With the council chambers standing room only and supporters waving signs declaring “Seattle needs a raise” and “$15 good work Seattle,” council members approved the new ordinance, which will go into effect on April 1, 2015, and be phased in over the next three to seven years depending on the size of the business.
In a controversial late addition to the original regulation, employers will be allowed to pay a lower training wage to teenagers.
“Having a first city go to $15 is a big step,” said Ken Jacobs, chairman of the UC Berkeley Center for Labor Research and Education. “It breaks open that discussion elsewhere. I think we’re likely to see other cities follow suit…. We’re seeing a breakthrough to minimum wages at a level that weren’t considered possible just a couple of years ago.”
San Francisco is discussing raising its minimum to $15, Jacobs said, and Los Angeles is looking at $15 for hotel workers. San Diego is mulling a $13-an-hour wage and Oakland is considering $12.25. Seattle’s current minimum is the state-mandated $9.32, the highest of any state. (The federal minimum is $7.25.)

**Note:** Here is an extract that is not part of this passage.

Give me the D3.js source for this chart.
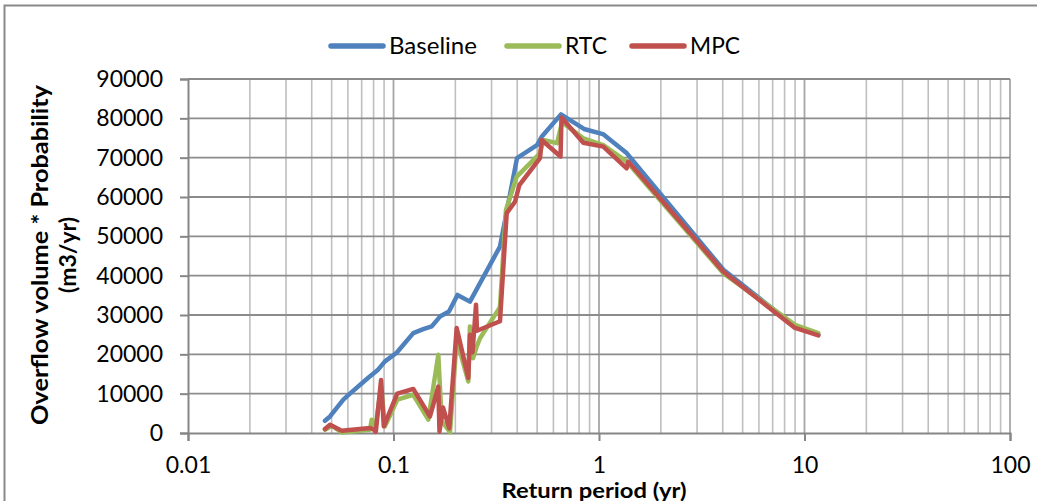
<!DOCTYPE html>
<html><head><meta charset="utf-8">
<script src="https://cdn.jsdelivr.net/npm/d3@7"></script>
<style>
html,body{margin:0;padding:0;background:#fff;}
svg{display:block;font-family:Lato, "Open Sans", sans-serif;}
</style></head>
<body><svg id="c" width="1037" height="501"></svg>
<script>
// ---- data ----
const seriesNames = ["Baseline", "RTC", "MPC"];
const seriesColors = ["#4F81BD", "#9BBB59", "#C0504D"];

const baselineT = [0.0464,0.0491,0.0570,0.0614,0.0751,0.0841,0.0909,0.1036,0.1248,0.1396,0.1535,0.1683,0.1862,0.2048,0.2355,0.3297,0.399,0.499,0.526,0.653,0.845,1.045,1.367,4.03,8.99,11.67];
const baselineV = [3100,4200,8500,10000,14000,16100,18200,20400,25400,26400,27100,29600,30900,35100,33400,47400,69900,73200,75300,81000,77300,76000,71100,41500,27100,25000];

const rtcT = [0.0464,0.0500,0.0560,0.0769,0.0783,0.0813,0.0870,0.0909,0.1043,0.1248,0.1477,0.1652,0.1716,0.1884,0.2030,0.2312,0.2355,0.2438,0.2541,0.2636,0.3297,0.3526,0.398,0.516,0.536,0.625,0.661,0.839,1.049,1.364,4.03,8.99,11.67];
const rtcV = [840,1850,150,840,3380,600,11800,1700,8460,9730,3400,19900,3000,200,23700,13100,27100,19000,22000,24100,32000,56700,65200,71100,74500,73700,79000,74900,73200,69000,40600,27500,25400];

const mpcT = [0.0464,0.0491,0.0560,0.0769,0.0804,0.0820,0.0870,0.0897,0.1043,0.1248,0.1505,0.1652,0.1674,0.1741,0.1868,0.2030,0.2312,0.2355,0.2424,0.2521,0.2548,0.3297,0.3555,0.3902,0.4095,0.5164,0.5262,0.6497,0.6570,0.8388,1.0493,1.3636,1.3884,4.03,8.99,11.67];
const mpcV = [1000,2100,600,1270,840,300,13500,1700,10000,11200,4200,11800,400,6500,1200,26700,14000,25000,20500,32600,26000,28400,55900,58800,63000,69900,74500,70300,80200,73800,72800,67300,69000,41000,26700,24800];

const yTicks = [0,10000,20000,30000,40000,50000,60000,70000,80000,90000];
const xTicks = [0.01,0.1,1,10,100];
const xTickLabels = ["0.01","0.1","1","10","100"];

// ---- layout ----
const svg = d3.select("#c");
const L = 188, R = 1010, T = 79, B = 433;
const x = d3.scaleLog().domain([0.01,100]).range([L,R]);
const y = d3.scaleLinear().domain([0,90000]).range([B,T]);

// outer border
svg.append("rect").attr("x",4.5).attr("y",5.5).attr("width",1050).attr("height",520)
  .attr("fill","none").attr("stroke","#898989").attr("stroke-width",2);

// minor vertical gridlines
const minor = [];
for (let d=-2; d<2; d++) for (let k=2;k<=9;k++) minor.push(k*Math.pow(10,d));
svg.append("g").selectAll("line").data(minor).join("line")
  .attr("x1",d=>x(d)).attr("x2",d=>x(d)).attr("y1",T).attr("y2",B)
  .attr("stroke","#BFBFBF").attr("stroke-width",1.6);
// major vertical gridlines
svg.append("g").selectAll("line").data(xTicks.slice(1)).join("line")
  .attr("x1",d=>x(d)).attr("x2",d=>x(d)).attr("y1",T).attr("y2",B)
  .attr("stroke","#A6A6A6").attr("stroke-width",1.8);
// horizontal gridlines
svg.append("g").selectAll("line").data(yTicks.slice(1)).join("line")
  .attr("x1",L).attr("x2",R).attr("y1",d=>y(d)).attr("y2",d=>y(d))
  .attr("stroke","#8C8C8C").attr("stroke-width",1.8);

// axes
const yAxis = d3.axisLeft(y).tickValues(yTicks).tickFormat(d3.format("d")).tickSize(8).tickPadding(17);
const gy = svg.append("g").attr("transform",`translate(${L},0)`).call(yAxis);
const xAxis = d3.axisBottom(x).tickValues(xTicks).tickFormat((d,i)=>xTickLabels[i]).tickSize(8).tickPadding(16);
const gx = svg.append("g").attr("transform",`translate(0,${B})`).call(xAxis);
[gx,gy].forEach(g=>{
  g.select(".domain").attr("stroke","#868686").attr("stroke-width",2);
  g.selectAll(".tick line").attr("stroke","#868686").attr("stroke-width",2);
  g.selectAll("text").attr("fill","#000").style("font-size","23px").style("font-family","Lato, sans-serif");
});

// series
const series = [
  {name:seriesNames[0], color:seriesColors[0], data:baselineT.map((t,i)=>[t,baselineV[i]])},
  {name:seriesNames[1], color:seriesColors[1], data:rtcT.map((t,i)=>[t,rtcV[i]])},
  {name:seriesNames[2], color:seriesColors[2], data:mpcT.map((t,i)=>[t,mpcV[i]])}
];
const line = d3.line().x(d=>x(d[0])).y(d=>y(d[1]));
svg.append("g").selectAll("path").data(series).join("path")
  .attr("d",d=>line(d.data)).attr("fill","none").attr("stroke",d=>d.color)
  .attr("stroke-width",4.5).attr("stroke-linejoin","round").attr("stroke-linecap","round");

// legend
const legX = [331, 507, 632];
const legW = [88, 42, 50];
const lg = svg.append("g");
series.forEach((s,i)=>{
  lg.append("line").attr("x1",legX[i]).attr("x2",legX[i]+52).attr("y1",46).attr("y2",46)
    .attr("stroke",s.color).attr("stroke-width",5.5).attr("stroke-linecap","round");
  lg.append("text").attr("x",legX[i]+58).attr("y",46).attr("dy","0.35em")
    .attr("textLength",legW[i]).attr("lengthAdjust","spacingAndGlyphs")
    .style("font-size","23px").text(s.name);
});

// axis titles
svg.append("text").attr("x",594).attr("y",498).attr("text-anchor","middle")
  .attr("textLength",185).attr("lengthAdjust","spacingAndGlyphs")
  .style("font-size","21px").style("font-weight","bold").text("Return period (yr)");
const yt = svg.append("text").attr("transform","translate(48,255) rotate(-90)").attr("text-anchor","middle")
  .style("font-size","22px").style("font-weight","bold");
yt.append("tspan").attr("x",0).attr("dy",0).attr("textLength",340).attr("lengthAdjust","spacingAndGlyphs").text("Overflow volume * Probability");
yt.append("tspan").attr("x",0).attr("dy",28).attr("textLength",76).attr("lengthAdjust","spacingAndGlyphs").text("(m3/yr)");
</script></body></html>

The push for a $15 minimum transformed the November elections here and brought Seattle its first socialist elected official in nearly a century, City Councilwoman Kshama Sawant. During her grass-roots campaign, Sawant pushed for the purest form of the new wage — $15 an hour, implemented immediately and granted evenly to everyone.
On Monday, she introduced several amendments to change the ordinance, seeking to force big businesses to pay the higher wage sooner and to strip out the training wage. As each amendment failed, the angry audience shouted: “Shame! Shame! Shame!”